In that case the NLRB approved a micro unit consisting of only the cosmetic and fragrance department employees at the Macy’s store. Macy’s argued to no avail for a unit that included all sales floor personnel. The NLRB held that because the cosmetic department employees did not also work in other departments and their pay structure was substantially different from all other store employees, they alone constituted an appropriate unit. It is certainly possible under the logic of the Macy’s decision that it would be just as easy for the shoe salespersons just across the aisle from cosmetics, the jewelry department workers across the other aisle from fragrances, and any other micro unit in the store to be granted “unique” status with the department store. That means any one of these “micro” units can be separately organized as discussed above, and that anyone could strike and shut down the entire store. Is that good labor policy? Only for a Labor Board that is in thrall to organized labor.
But there is some good news. Only a week after the Macy’s decision, the NLRB dismissed a petition and, in doing so, outlined some useful restrictions that may limit the growth of “micro” units. The dismissal decision involved a petitioned-for unit of women’s shoes employees from the store’s Salon shoes and Contemporary shoes departments. Unlike in Macy’s, the union could not establish a community of interest specific to that group because the employer had not established a clear departmental differentiation as it had in Macy’s. The unit petitioned for in Bergdorf Goodman included some employees from a second department, Contemporary Sportswear, but excluded that department’s other sales associates, which the NLRB viewed as a departure from the Employer’s organizational structure.

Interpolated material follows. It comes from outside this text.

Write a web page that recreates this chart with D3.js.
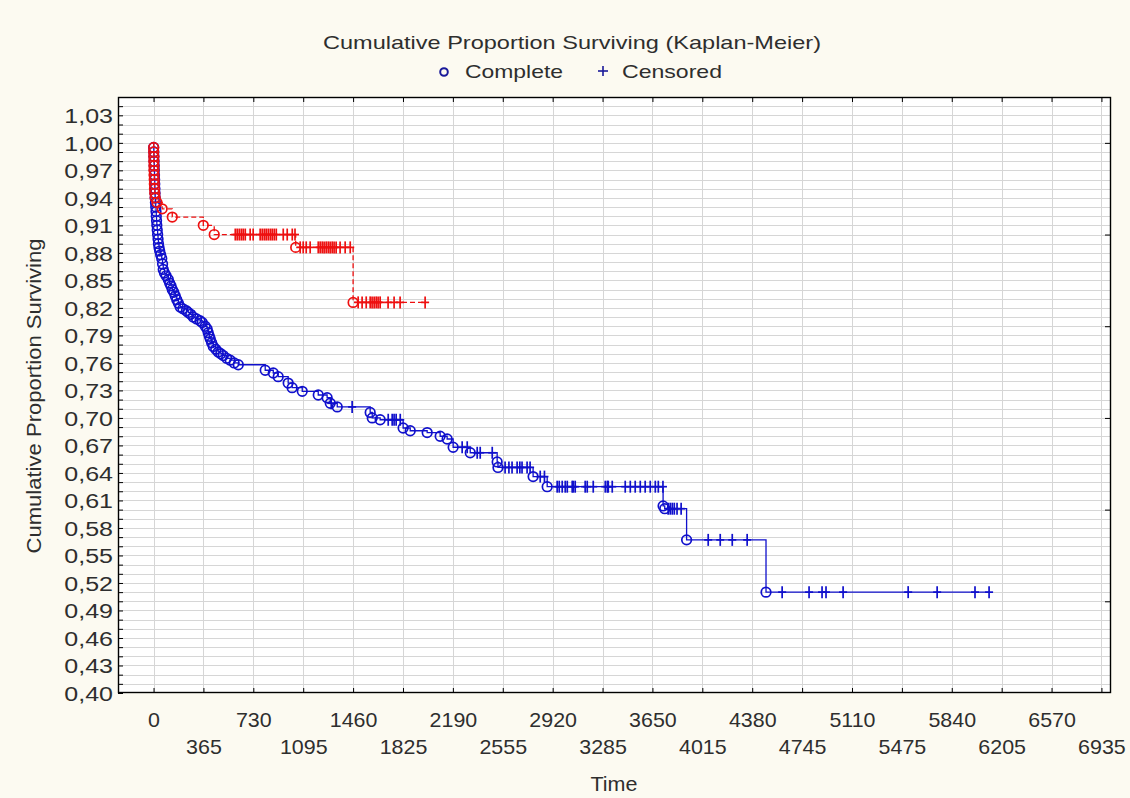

However, in making the Bergdorf Goodman decision, the NLRB noted that it would likely have approved the unit had the following factors been present:
- the petitioned-for employees shared a common supervisor;
- there was significant personnel interchange between the two departments;
- contact among the petitioned-for employees was not limited to storewide meeting attendance and incidental contact in the locker room, cafeteria, etc.; and
- there were shared skills and training for the employees from the different departments.
Therefore, employers may look to the missing Bergdorf Goodman factors for guidance.
Implications for Employers and Employees
In the wake of these NLRB decisions, employers should be aware of “micro” bargaining units, their own employees’ movement to organize, and the potential impact on the work environment. Because it is now clearly possible for a small group of employees to be deemed a “micro” unit under the right conditions, employers may consider reevaluating their workplace structure, with consideration for:
- cross-training employees
- increasing interchange of employees among departments
- integrating functions across job classifications
- developing comparable or consistent pay structure and policies across departments
- centralize supervision
- limiting/eliminating barriers across departments and employees
Employers can take little solace in the fact that Macy’s is a retail industry case or that the Bergdorf case sought to delineate specific needed criteria. Clearly, an NLRB that could make the leap from healthcare to retail without pause will not hesitate under the right facts to expand this logic to all American industries.